April 26th, 2013 at 6:04 pm
In my opinion, the -is ending for Artemis does not seem so overwhelmingly ‘feminine’ as to require ‘masculinization’ to an -as ending – Artemis feels suitably unisex. I’m a little confused about why some think little boys can’t deign to be named after an awesome Greek deity just because said god happens to be female? Why is gender a requisite for naming someone, whereas, say, ethnicity is not? I wish our naming culture was a little less uptight about crossing gender lines when it comes to boys.
So yeah, I would love for Artemis to be used more by bother genders. I think Indigo and Rowan suit boys and girl as well – Rowan is especially charming.
Love Hugo and Milo. I’d probably just use Sebastian instead of Bastian, though. And I wouldn’t mind Huckleberry, Bartholomew and Peregrine becoming more prevalent, even if they’re not personally my style.
Btw, for those of you who’ve read them, are the Saffy’s Angel/Casson Family and Rowan of Win series, enjoyable for young adults as well as kids?
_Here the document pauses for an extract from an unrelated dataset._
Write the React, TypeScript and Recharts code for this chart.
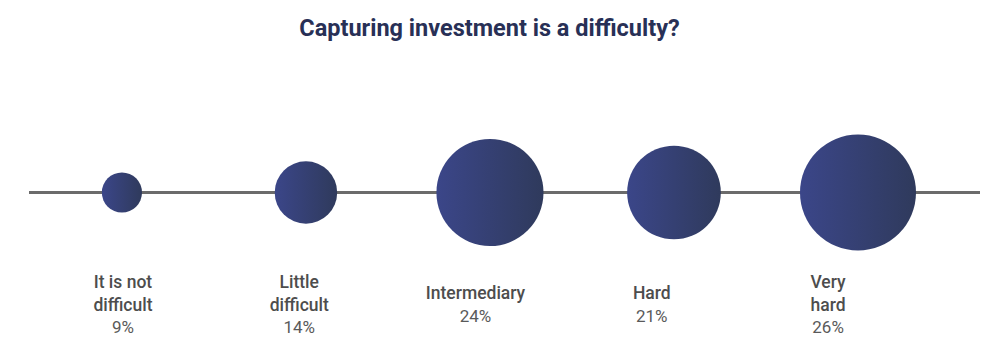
import React from "react";
import { ScatterChart, Scatter, XAxis, YAxis, ZAxis, ReferenceLine } from "recharts";

const categories = ["It is not difficult", "Little difficult", "Intermediary", "Hard", "Very hard"];
const tickLabels: string[][] = [["It is not", "difficult"], ["Little", "difficult"], ["Intermediary"], ["Hard"], ["Very", "hard"]];
const percentages = [9, 14, 24, 21, 26];
const title = "Capturing investment is a difficulty?";

const data = categories.map((name, i) => ({ idx: i, y: 0, value: percentages[i], name }));

const W = 1000;
const H = 352;

const Bubble = (props: any) => {
  const { cx, cy, size, width } = props;
  const r = typeof size === "number" ? size : width / 2;
  return <circle cx={cx} cy={cy} r={r} fill="url(#bubbleGrad)" />;
};

const LabelTick = (props: any) => {
  const { x, y, payload } = props;
  const i = Math.round(payload.value);
  if (i < 0 || i >= tickLabels.length) return null;
  const lines = tickLabels[i];
  const n = lines.length + 1;
  const lh = 22.5;
  const center = y - 10.5;
  const yOf = (k: number) => center + (k - (n - 1) / 2) * lh;
  return (
    <g>
      {lines.map((ln, k) => (
        <text key={k} x={x} y={yOf(k)} textAnchor="middle" dominantBaseline="central"
          fontFamily="Roboto, sans-serif" fontSize={17.5} fontWeight={500} fill="#4d4d4d">{ln}</text>
      ))}
      <text x={x} y={yOf(lines.length)} textAnchor="middle" dominantBaseline="central"
        fontFamily="Roboto, sans-serif" fontSize={17} fontWeight={400} fill="#5a5a5a">{percentages[i]}%</text>
    </g>
  );
};

export default function App() {
  return (
    <div style={{ position: "absolute", left: 0, top: 0, width: W, height: H, background: "#fff" }}>
      <div style={{ position: "absolute", left: 0, top: 14, width: 979, textAlign: "center",
        fontFamily: "Roboto, sans-serif", fontWeight: 700, fontSize: 23.5, color: "#283056", lineHeight: "28px" }}>
        {title}
      </div>
      <ScatterChart width={W} height={H} margin={{ top: 100, right: 20, bottom: 7, left: 29 }}>
        <defs>
          <linearGradient id="bubbleGrad" x1="0" y1="0" x2="1" y2="0">
            <stop offset="0" stopColor="#3b4689" />
            <stop offset="1" stopColor="#2f3a5c" />
          </linearGradient>
        </defs>
        <XAxis xAxisId="bubble" type="number" dataKey="idx" domain={[-0.505, 4.663]} allowDataOverflow hide />
        <XAxis xAxisId="label" type="number" dataKey="idx" domain={[-0.533, 4.862]} allowDataOverflow
          ticks={[0, 1, 2, 3, 4]} interval={0} axisLine={false} tickLine={false} tickSize={0} tickMargin={0}
          height={60} tick={<LabelTick />} />
        <YAxis type="number" dataKey="y" domain={[-1, 1]} allowDataOverflow hide />
        <ZAxis type="number" dataKey="value" domain={[0, 26]} range={[0, 58]} />
        <ReferenceLine xAxisId="bubble" y={0} stroke="#6b6b6b" strokeWidth={3} />
        <Scatter xAxisId="bubble" data={data} shape={<Bubble />} isAnimationActive={false} />
      </ScatterChart>
    </div>
  );
}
April 26th, 2013 at 6:06 pm
In my opinion, the -is ending for Artemis does not seem so overwhelmingly ‘feminine’ as to require ‘masculinization’ to an -as ending – Artemis feels suitably unisex. I’m a little confused about why some think little boys can’t deign to be named after an awesome Greek deity just because said god happens to be female? Why is gender a prerequisite for naming someone, whereas, say, ethnicity is not? I wish our naming culture was a little less uptight about crossing gender lines when it comes to boys.
April 26th, 2013 at 6:24 pm
I LOVE Septimus Heap, thanks for the reference!
April 27th, 2013 at 3:42 pm
Hey, Gretel–I haven’t read the Casson Family series, but Rowan of Rin is definitely enjoyable for YA as well as MG. For that matter, so are Rodda’s Deltora series. (Yes, series, plural. Lots of lovely books.)
Super happy to see the shout-out to Rowan here, since he is one my favorite protagonists ever, but I don’t think I could give a boy that name. Ironically enough, it’s because I’ve read too many females named Rowan. *shrug*
Bastian has the added advantage of a subtle nod to Shakespeare, what with Sebastian from Twelfth Night.
April 30th, 2013 at 5:39 pm
My favourite choices are Bastian (strangely I hate Sebastian), Indigo, Milo, Rowan, and Hugo.
May 1st, 2013 at 6:34 pm
Love Hugo, Indigo, Rowan and Bartholomew. I like Artemis and think it is one of the few traditionally feminine names that work better on boys than girls.